Desgraciadamente, en España el Gobierno no sólo está involucrado en la persecución o la denuncia de las actuaciones empresariales que pueden poner en peligro la competencia, sino que además se reserva amplias facultades de resolución en materia de concentraciones y actúa como instructor y juzgador, por mucho que sus decisiones puedan ser luego recurridas a los tribunales. La ley de 1989 -que en su momento supuso un paso importante- siguió la pauta del modelo francés frente al alemán, que fija una mayor separación del Gobierno. La ley de 1999, aprobada a instancias del Partido Popular, no sólo no ha mejorado aquélla, sino que ha aumentado las facultades discrecionales del Gobierno para inmiscuirse de forma directa.

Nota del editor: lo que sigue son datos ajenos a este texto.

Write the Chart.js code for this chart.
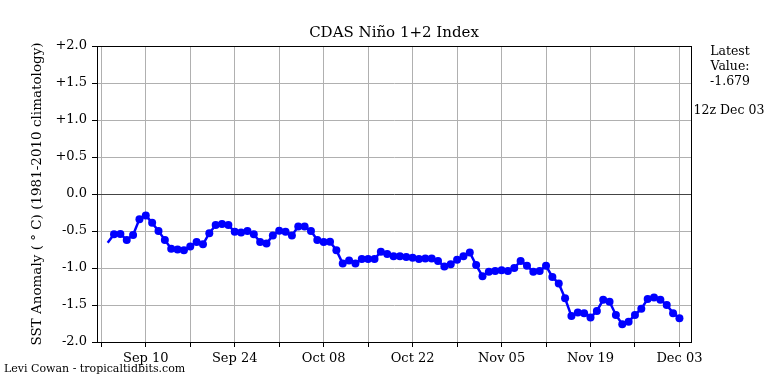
<!DOCTYPE html>
<html>
<head>
<meta charset="utf-8">
<script src="https://cdn.jsdelivr.net/npm/chart.js@4.4.1/dist/chart.umd.min.js"></script>
<style>
  body { margin: 0; background: #fff; }
  canvas { display: block; }
</style>
</head>
<body>
<canvas id="ninoChart" width="768" height="384"></canvas>
<script>
// Daily Nino 1+2 SST anomaly, Sep 04 .. Dec 03 (day 1 = Sep 04, day 0 = Sep 03)
const anomalies = [
  -0.66, -0.545, -0.54, -0.62, -0.555, -0.34, -0.29, -0.39, -0.50, -0.62,
  -0.74, -0.75, -0.76, -0.71, -0.65, -0.68, -0.53, -0.42, -0.405, -0.42,
  -0.51, -0.52, -0.50, -0.545, -0.65, -0.67, -0.56, -0.495, -0.51, -0.56,
  -0.44, -0.44, -0.50, -0.62, -0.65, -0.645, -0.76, -0.94, -0.90, -0.94,
  -0.88, -0.88, -0.88, -0.78, -0.81, -0.84, -0.84, -0.85, -0.86, -0.88,
  -0.87, -0.87, -0.905, -0.98, -0.95, -0.89, -0.84, -0.79, -0.96, -1.11,
  -1.05, -1.04, -1.03, -1.04, -1.00, -0.905, -0.97, -1.05, -1.04, -0.97,
  -1.12, -1.21, -1.41, -1.65, -1.60, -1.61, -1.67, -1.58, -1.43, -1.455,
  -1.635, -1.76, -1.725, -1.635, -1.55, -1.42, -1.40, -1.43, -1.50, -1.61,
  -1.679
];
const firstDay = 1;

// weekly ticks from Sep 03, labels on every other one
const weekTicks = [0, 7, 14, 21, 28, 35, 42, 49, 56, 63, 70, 77, 84, 91];
const tickLabels = ["", "Sep 10", "", "Sep 24", "", "Oct 08", "", "Oct 22", "", "Nov 05", "", "Nov 19", "", "Dec 03"];

const latestValue = "-1.679";
const latestTime = "12z Dec 03";

const serif = "'DejaVu Serif', serif";

// frame + all the loose text matplotlib put around the axes
const extrasPlugin = {
  id: "extras",
  afterDraw(chart) {
    const { ctx, chartArea: a } = chart;
    ctx.save();
    ctx.strokeStyle = "#000";
    ctx.lineWidth = 1;
    ctx.strokeRect(Math.round(a.left) + 0.5, Math.round(a.top) + 0.5,
      Math.round(a.right - a.left), Math.round(a.bottom - a.top));

    ctx.fillStyle = "#000";
    ctx.textAlign = "center";
    ctx.textBaseline = "middle";
    ctx.font = "15px " + serif;
    ctx.fillText("CDAS Niño 1+2 Index", (a.left + a.right) / 2, 33);

    ctx.font = "12.5px " + serif;
    ctx.fillText("Latest", 730, 52);
    ctx.fillText("Value:", 730, 67);
    ctx.fillText(latestValue, 730, 82);
    ctx.fillText(latestTime, 729, 111);

    ctx.font = "11px " + serif;
    ctx.textAlign = "left";
    ctx.fillText("Levi Cowan - tropicaltidbits.com", 4, 369);

    ctx.translate(37, (a.top + a.bottom) / 2);
    ctx.rotate(-Math.PI / 2);
    ctx.textAlign = "center";
    ctx.font = "13.5px " + serif;
    ctx.fillText("SST Anomaly ( ° C) (1981-2010 climatology)", 0, 0);
    ctx.restore();
  }
};

new Chart(document.getElementById("ninoChart"), {
  type: "line",
  data: {
    datasets: [{
      data: anomalies.map((v, i) => ({ x: firstDay + i, y: v })),
      borderColor: "#0000ff",
      backgroundColor: "#0000ff",
      borderWidth: 2.5,
      pointRadius: (c) => (c.dataIndex === 0 ? 0 : 4),
      pointBorderWidth: 0,
      pointBackgroundColor: "#0000ff",
      tension: 0,
      fill: false
    }]
  },
  options: {
    responsive: false,
    animation: false,
    events: [],
    layout: { padding: { top: 46, right: 77, left: 0, bottom: 0 } },
    plugins: { legend: { display: false }, tooltip: { enabled: false } },
    scales: {
      x: {
        type: "linear",
        min: -0.68,
        max: 92.82,
        afterBuildTicks: (scale) => { scale.ticks = weekTicks.map(v => ({ value: v })); },
        afterFit: (scale) => { scale.height = 42; },
        grid: { color: "#b0b0b0", lineWidth: 1, tickColor: "#000", tickLength: 5 },
        border: { display: true, color: "#000", width: 1 },
        ticks: {
          autoSkip: false,
          maxRotation: 0,
          padding: 4,
          color: "#000",
          font: { family: serif, size: 13 },
          callback: (v) => tickLabels[weekTicks.indexOf(v)] || ""
        }
      },
      y: {
        min: -2,
        max: 2,
        afterFit: (scale) => { scale.width = 97; },
        grid: {
          color: (c) => (c.tick && c.tick.value === 0 ? "#444" : "#b0b0b0"),
          lineWidth: 1,
          tickColor: "#000",
          tickLength: 5
        },
        border: { display: true, color: "#000", width: 1 },
        ticks: {
          stepSize: 0.5,
          padding: 5,
          color: "#000",
          font: { family: serif, size: 13 },
          callback: (v) => (v > 0 ? "+" + v.toFixed(1) : v.toFixed(1))
        }
      }
    }
  },
  plugins: [extrasPlugin]
});
</script>
</body>
</html>
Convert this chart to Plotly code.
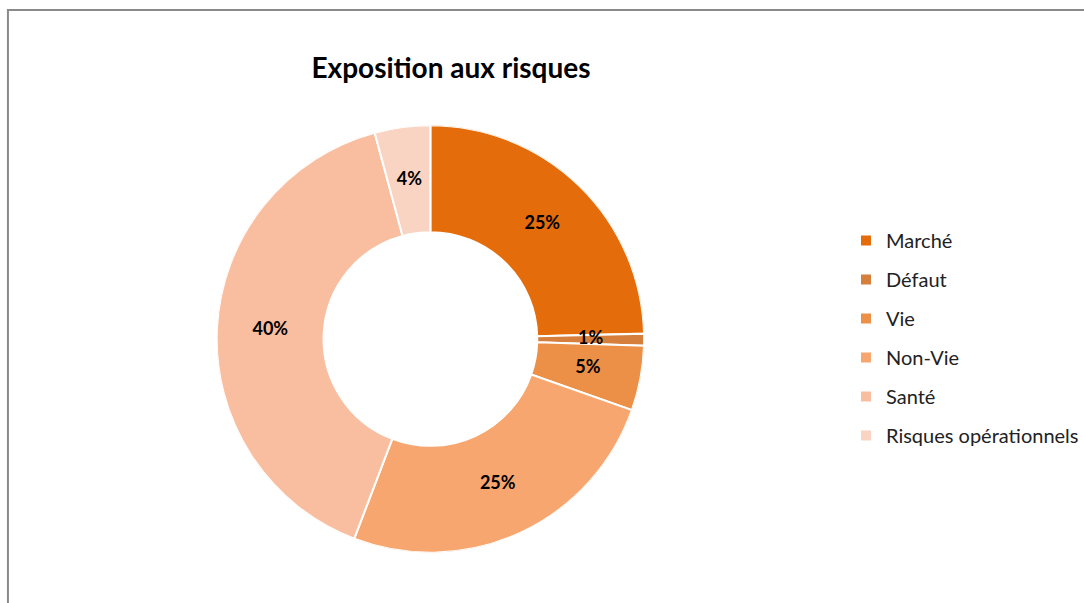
import numpy as np
import plotly.graph_objects as go

labels = ["Marché", "Défaut", "Vie", "Non-Vie", "Santé", "Risques opérationnels"]
values = [24.6, 0.9, 4.9, 25.4, 40.0, 4.2]
colors = ["#E46C0A", "#D67F3C", "#EC9047", "#F6A66E", "#F8BE9F", "#F9D4C3"]

W, H = 1084, 603
cx, cy, R = 434, 339, 215.5
HOLE = 0.5

dom = dict(x=[(cx - R) / W, (cx + R) / W], y=[(H - cy - R) / H, (H - cy + R) / H])

vals = np.array(values, dtype=float)
frac = vals / vals.sum()
mid_theta = (np.cumsum(frac) - frac / 2) * 360
width_theta = frac * 360

fig = go.Figure()
# donut slices as polar bars on a ring from HOLE to 1
for lab, col, th, wd in zip(labels, colors, mid_theta, width_theta):
    fig.add_trace(go.Barpolar(
        r=[1 - HOLE], base=[HOLE], theta=[th], width=[wd], name=lab, legendgroup=lab,
        marker=dict(color=col, line=dict(color="white", width=2)),
        hovertemplate=f"{lab}<extra></extra>",
    ))

# data labels at the middle of the ring
pct_text = [f"<b>{round(f * 100):.0f}%</b>" for f in frac]
fig.add_trace(go.Scatterpolar(
    r=[(1 + HOLE) / 2] * len(values), theta=mid_theta, mode="text", text=pct_text,
    textfont=dict(family="Lato", size=18, color="black"),
    showlegend=False, hoverinfo="skip",
))

fig.update_layout(
    width=W, height=H,
    margin=dict(l=0, r=0, t=0, b=0),
    paper_bgcolor="white",
    polar=dict(
        domain=dom, bgcolor="rgba(0,0,0,0)", bargap=0,
        radialaxis=dict(range=[0, 1], visible=False),
        angularaxis=dict(rotation=90, direction="clockwise", visible=False),
    ),
    title=dict(text="<b>Exposition aux risques</b>", x=451 / W, xanchor="center",
               y=1 - 68 / H, yanchor="middle",
               font=dict(family="Lato", size=28, color="black")),
    legend=dict(x=0.787, y=1 - 221 / H, xanchor="left", yanchor="top",
                font=dict(family="Lato", size=20, color="#222"),
                tracegroupgap=10, bgcolor="rgba(0,0,0,0)"),
    shapes=[dict(type="rect", xref="paper", yref="paper",
                 x0=8 / W, x1=1.02, y0=-0.02, y1=1 - 10 / H,
                 line=dict(color="#8a8a8a", width=2))],
)

fig.write_html("out.html", config={"displayModeBar": False},
               post_script="document.body.style.margin='0px';")
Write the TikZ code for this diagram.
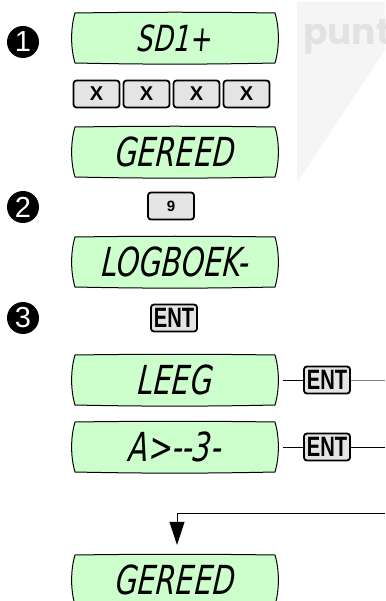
\documentclass[tikz,border=0pt]{standalone}
\usepackage{fontspec}
\newfontfamily\lcdfont[FakeStretch=0.72,FakeSlant=0.08]{DejaVu Sans}
\newfontfamily\keyfont{Liberation Sans}
\newfontfamily\entfont[FakeStretch=0.72]{Liberation Sans}
\newfontfamily\wmfont{Poppins}
\usetikzlibrary{arrows.meta}
\definecolor{lcdgreen}{HTML}{CCFFCC}
\definecolor{keygray}{HTML}{E4E4E4}
\definecolor{wmgray}{HTML}{F5F5F5}
\definecolor{wmtext}{HTML}{E2E2E2}
\tikzset{
  lcdframe/.style={draw=black, line width=1pt, fill=lcdgreen},
  lcdtext/.style={minimum width=208pt, minimum height=50pt, inner sep=0pt,
    font=\lcdfont\itshape\fontsize{40}{40}\selectfont},
  keybox/.style={draw=black, line width=1.8pt, fill=keygray, rounded corners=3pt,
    minimum width=46pt, minimum height=27pt, inner sep=0pt},
  xkey/.style={keybox, font=\keyfont\bfseries\fontsize{20}{20}\selectfont},
  entkey/.style={keybox, font=\entfont\bfseries\fontsize{28}{28}\selectfont},
  stepnum/.style={circle, fill=black, text=white, minimum size=32pt, inner sep=0pt,
    font=\keyfont\fontsize{29}{29}\selectfont},
  link/.style={draw=black, line width=1pt},
}
\newcommand\lcdbox[5][]{%
  \draw[lcdframe] (#3-100,#4-25) .. controls (#3-30,#4-26) and (#3+30,#4-26) .. (#3+100,#4-25)
    .. controls (#3+104.5,#4-10) and (#3+104.5,#4+10) .. (#3+100,#4+25)
    .. controls (#3+30,#4+26.5) and (#3-30,#4+26.5) .. (#3-100,#4+25)
    .. controls (#3-104.5,#4+10) and (#3-104.5,#4-10) .. cycle;
  \node[lcdtext,#1] (#2) at (#3,#4) {#5};}
\begin{document}
\begin{tikzpicture}[x=1pt,y=-1pt]
\useasboundingbox (0,0) rectangle (385,601);
\begin{scope}
\clip (0,0) rectangle (385,601);
% watermark
\fill[wmgray] (297,2) -- (385,2) -- (385,50) -- (297,183) -- cycle;
\node[anchor=base west, inner sep=0pt, text=wmtext, font=\wmfont\bfseries\fontsize{36}{36}\selectfont] (wm) at (303,45) {punt-};

% step numbers
\node[stepnum] (s1) at (23,42) {1};
\node[stepnum] (s2) at (23,207) {2};
\node[stepnum] (s3) at (23,318) {3};

% displays
\lcdbox[font=\lcdfont\itshape\fontsize{36}{36}\selectfont]{d1}{175}{38}{SD1+}
\lcdbox{d2}{175}{152}{GEREED}
\lcdbox{d3}{175}{262}{LOGBOEK-}
\lcdbox{d4}{175}{380}{LEEG}
\lcdbox{d5}{175}{447}{A>--3-}
\lcdbox{d6}{175}{580}{GEREED}

% keys
\node[xkey] (x1) at (96.5,94) {X};
\node[xkey] (x2) at (146.5,94) {X};
\node[xkey] (x3) at (196.5,94) {X};
\node[xkey] (x4) at (246.5,94) {X};
\node[keybox, font=\keyfont\bfseries\fontsize{15}{15}\selectfont] (k9) at (171,206) {9};
\node[entkey] (e1) at (174,318) {ENT};
\node[entkey] (e2) at (327,380) {ENT};
\node[entkey] (e3) at (327,447) {ENT};

% connectors
\coordinate (o2) at (385,380);
\coordinate (o3) at (385,447);
\coordinate (back) at (385,513);
\draw[link, shorten <=4pt] (d4.east) -- (e2.west);
\draw[draw=gray, line width=0.8pt] (e2.east) -- (o2);
\draw[link, shorten <=4pt] (d5.east) -- (e3.west);
\draw[link] (e3.east) -- (o3);
\draw[link, -{Triangle[width=15pt,length=23pt]}, shorten >=10pt] (back) -| ([xshift=2pt]d6.north);
\end{scope}
\end{tikzpicture}
\end{document}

Un camino siempre peligroso, y más con un Gobierno de marcada voluntad intervencionista como ha sido el de Aznar por mucho que predique liberalismo de boquilla. Así, puede cerrar los ojos ante actuaciones contra la competencia que le gustan -por ejemplo, la fusión de Endesa, Sevillana y Fecsa, autorizada por acuerdo del Consejo de Ministros, que impidió cualquier actuación del Tribunal de Defensa de la Competencia-, o puede frenar otras operaciones que le desagradan. En definitiva, puede utilizar la amplia discrecionalidad que le ofrece la ley según se trate de amigos o supuestos adversarios.

La defensa de la competencia, si se encomienda a órganos no independientes, se convierte en un arma que el Gobierno puede utilizar a su antojo. La libertad de empresa, como el resto de las libertades constitucionales, no puede estar sometida al albur del favor político y debe gozar de un marco objetivo, cuya vigilancia recaiga sobre agencias independientes de la Administración. Sólo así se conseguirá proteger a los ciudadanos frente a pactos ocultos, abusos de posición dominante o excesos del Gobierno. En la medida en que supone restringir una libertad básica, ni siquiera el acuerdo de las partes debería bastar al poder político para meterse por medio. Conviene recordar estas cosas ahora que los que mandan se muestran preocupados por marcar distancias que ellos mismos han borrado en estos cuatro años. Puede que algo no les haya gustado, pero esto no es cuestión de gustos.